- [Work to be completed]:
Beginning with the first line, set down every line through the one containing "import plotly.graph_objects as go", exactly as it appears, but not the pictures.

- [Data segment]:
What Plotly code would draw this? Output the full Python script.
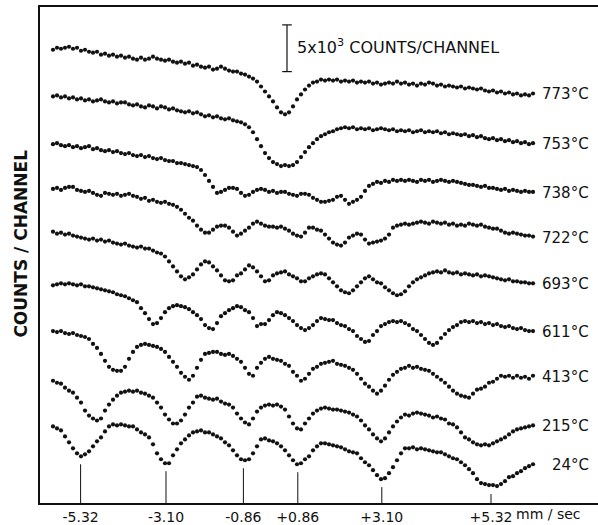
import plotly.graph_objects as go

# Channel-indexed Mossbauer spectra (counts, arbitrary offset units; 47 units = 5x10^3 counts)
temps = ["773°C", "753°C", "738°C", "722°C", "693°C", "611°C", "413°C", "215°C", "24°C"]

s773 = [456,458,457,458,459,457,458,455,456,454,
        453,454,451,452,450,451,449,450,448,449,
        447,446,448,446,447,449,447,446,445,446,
        444,443,444,442,443,440,441,439,438,439,
        436,437,439,437,435,434,434,432,431,429,
        427,424,419,414,409,404,398,393,391,393,
        399,406,411,416,420,423,424,426,425,426,
        425,426,424,425,424,425,423,424,423,424,
        422,423,421,422,423,422,424,422,423,421,
        422,420,422,421,423,422,420,421,419,420,
        419,418,419,417,418,417,416,417,415,414,
        415,413,414,412,413,411,412,410,411,410,
        412]
s753 = [409,410,408,409,407,408,406,407,405,406,
        404,405,406,404,403,404,402,403,403,401,
        400,401,399,398,400,399,397,399,398,396,
        397,395,394,393,394,392,393,391,389,390,
        388,389,387,386,387,385,384,383,381,378,
        373,366,359,352,347,343,341,339,340,339,
        340,343,348,353,358,362,366,369,371,373,
        374,376,377,378,377,378,376,377,376,377,
        375,376,377,376,375,376,374,375,374,375,
        373,374,375,373,374,373,374,372,373,371,
        372,371,370,371,369,370,368,369,367,366,
        367,365,366,364,365,363,364,362,363,361,
        362]
s738 = [361,362,360,359,360,358,359,357,358,359,
        356,357,355,354,355,353,354,352,351,352,
        350,349,350,348,349,347,346,347,345,344,
        344,342,342,341,340,339,338,335,330,324,
        318,312,313,315,317,317,316,312,309,310,
        313,315,316,315,313,314,312,313,313,311,
        310,309,311,311,310,307,305,303,303,304,
        305,308,309,305,301,303,305,308,314,319,
        321,323,322,324,323,325,324,325,324,325,
        324,323,325,324,325,323,324,325,324,323,
        324,323,322,321,320,320,319,318,319,317,
        317,316,315,316,314,315,314,313,314,313,
        313]
s722 = [316,317,315,317,318,318,315,314,313,314,
        312,310,309,312,311,310,311,309,310,311,
        309,308,306,307,304,305,303,302,303,301,
        300,298,295,291,287,284,279,275,272,272,
        275,278,279,279,277,273,269,271,274,277,
        281,283,281,279,278,278,277,278,276,274,
        271,269,268,272,277,277,275,274,270,266,
        262,260,259,262,267,269,271,270,265,261,
        262,263,264,266,270,277,279,280,281,280,
        281,282,283,282,281,283,282,281,282,280,
        281,279,280,279,281,280,279,280,278,277,
        276,276,274,272,271,272,271,270,269,269,
        268]
s693 = [273,271,272,270,271,269,268,267,266,265,
        266,264,265,263,264,262,261,260,261,259,
        258,257,258,256,256,254,252,251,248,243,
        238,233,228,225,227,230,235,240,243,242,
        238,234,229,224,223,224,229,231,235,239,
        237,233,228,223,224,229,231,232,233,230,
        228,226,223,223,226,228,230,231,230,226,
        222,218,214,212,211,214,218,222,226,228,
        225,222,221,217,214,211,209,210,213,218,
        222,225,227,229,231,232,233,232,234,232,
        231,232,230,231,230,229,230,228,229,228,
        227,226,225,224,225,223,223,222,222,221,
        221]
s611 = [219,220,221,220,221,220,219,220,218,218,
        217,216,215,214,213,212,210,209,208,206,
        204,202,196,191,185,180,181,186,192,196,
        198,199,198,197,195,192,189,185,179,176,
        175,181,188,191,194,196,198,197,194,192,
        186,178,180,180,184,189,192,191,189,186,
        183,179,176,174,176,179,183,186,185,184,
        184,181,179,178,175,173,168,165,162,163,
        169,173,178,180,182,183,182,183,181,179,
        175,173,169,165,161,159,161,166,170,174,
        177,179,182,183,182,183,181,182,180,181,
        179,180,178,177,178,176,175,176,174,173,
        173]
s413 = [173,172,173,171,170,171,169,168,167,165,
        160,156,150,143,137,134,133,133,137,145,
        152,157,159,160,159,158,157,155,152,147,
        142,137,131,127,124,128,136,144,150,151,
        152,152,150,149,150,148,145,142,136,130,
        128,136,141,145,147,145,144,143,140,138,
        132,128,123,125,130,135,137,140,141,142,
        143,140,139,138,136,134,130,125,120,117,
        113,110,113,118,124,129,132,135,136,138,
        136,137,135,134,133,130,127,124,121,117,
        113,110,108,107,106,110,114,115,117,121,
        122,125,128,127,128,126,128,126,127,125,
        128]
s215 = [123,121,120,116,113,111,106,101,93,88,
        85,83,85,93,99,104,108,111,112,113,
        112,113,111,110,108,106,101,96,89,84,
        80,80,83,89,96,101,107,108,106,105,
        104,105,102,100,99,96,90,85,81,79,
        85,92,96,98,99,98,99,97,94,87,
        80,75,74,80,85,90,93,95,96,95,
        94,94,93,92,91,89,87,83,78,74,
        69,65,62,65,71,77,82,86,89,88,
        90,91,90,89,88,86,87,85,84,80,
        79,76,71,66,64,61,59,58,59,58,
        60,62,64,66,69,72,74,75,76,77,
        78]
s24 = [77,75,73,67,61,55,50,47,49,52,
       57,62,66,72,77,79,78,79,78,77,
       77,74,71,69,66,59,50,44,40,40,
       48,54,60,64,68,71,72,73,71,71,
       69,67,65,61,58,53,48,44,43,44,
       50,57,64,65,63,62,60,57,53,48,
       43,39,40,44,47,53,57,60,60,59,
       58,57,56,54,52,51,50,45,41,38,
       33,28,24,25,30,36,43,50,55,55,
       56,54,55,54,53,52,51,51,49,47,
       45,44,41,38,34,30,24,20,19,18,
       18,17,19,22,26,27,30,32,35,37,
       39]

spectra = [s773, s753, s738, s722, s693, s611, s413, s215, s24]

# velocity calibration ticks (channel positions) and their labels
tick_channels = [6.9, 28.25, 47.6, 61.2, 82.2, 109.5]
tick_labels = ["-5.32", "-3.10", "-0.86", "+0.86", "+3.10", "+5.32"]

SCALE_COUNTS = 47   # axis units corresponding to 5x10^3 counts

FONT = "DejaVu Sans"
INK = "#111111"

fig = go.Figure()

for name, vals in zip(temps, spectra):
    fig.add_trace(go.Scatter(
        x=list(range(len(vals))), y=vals, mode="markers", name=name,
        marker=dict(size=4.2, color=INK), showlegend=False, hoverinfo="skip"))
    fig.add_annotation(x=0.987, xref="paper", y=vals[-1] - 1, yref="y",
                       text=name, showarrow=False, xanchor="right", yanchor="middle",
                       font=dict(family=FONT, size=15, color=INK))

# calibration marker lines rising from the axis to just below the 24°C spectrum
ref = spectra[-1]
tx, ty = [], []
for c in tick_channels:
    lo = max(0, int(c) - 1)
    hi = min(len(ref), int(c) + 3)
    top = min(ref[lo:hi]) - 8
    tx += [c, c, None]
    ty += [0, top, None]
fig.add_trace(go.Scatter(x=tx, y=ty, mode="lines", line=dict(color=INK, width=1),
                         showlegend=False, hoverinfo="skip"))

# scale bar
sb_x, sb_y0 = 58.5, 434
cap = 1.2
for shp in [dict(x0=sb_x, x1=sb_x, y0=sb_y0, y1=sb_y0 + SCALE_COUNTS),
            dict(x0=sb_x - cap, x1=sb_x + cap, y0=sb_y0, y1=sb_y0),
            dict(x0=sb_x - cap, x1=sb_x + cap, y0=sb_y0 + SCALE_COUNTS, y1=sb_y0 + SCALE_COUNTS)]:
    fig.add_shape(type="line", xref="x", yref="y", line=dict(color=INK, width=1.2), **shp)
fig.add_annotation(x=sb_x + 2.0, y=sb_y0 + SCALE_COUNTS / 2 + 2, xref="x", yref="y",
                   text="5x10<sup>3</sup> COUNTS/CHANNEL", showarrow=False,
                   xanchor="left", yanchor="middle",
                   font=dict(family=FONT, size=16, color=INK))

# y axis title
fig.add_annotation(x=-0.034, y=0.523, xref="paper", yref="paper",
                   text="<b>COUNTS / CHANNEL</b>", textangle=-90, showarrow=False,
                   xanchor="center", yanchor="middle",
                   font=dict(family=FONT, size=17, color=INK))
# velocity unit
fig.add_annotation(x=0.912, y=-0.022, xref="paper", yref="paper",
                   text="mm / sec", showarrow=False, xanchor="center", yanchor="middle",
                   font=dict(family=FONT, size=14, color=INK))

fig.update_layout(
    width=598, height=525,
    margin=dict(l=40, r=0, t=7, b=19),
    paper_bgcolor="white", plot_bgcolor="white",
    xaxis=dict(range=[-3.25, 136.25], showline=True, linecolor=INK, linewidth=1.5,
               mirror=True, showgrid=False, zeroline=False, ticks="",
               tickvals=tick_channels, ticktext=tick_labels,
               tickfont=dict(family=FONT, size=14, color=INK)),
    yaxis=dict(range=[0, 499], showline=True, linecolor=INK, linewidth=1.5,
               mirror=False, showgrid=False, zeroline=False, ticks="",
               showticklabels=False),
)

fig.write_html("out.html", config={"displayModeBar": False},
               post_script="document.body.style.margin='0px';document.body.style.padding='0px';")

- [The result]:
What Plotly code would draw this? Output the full Python script.
import plotly.graph_objects as go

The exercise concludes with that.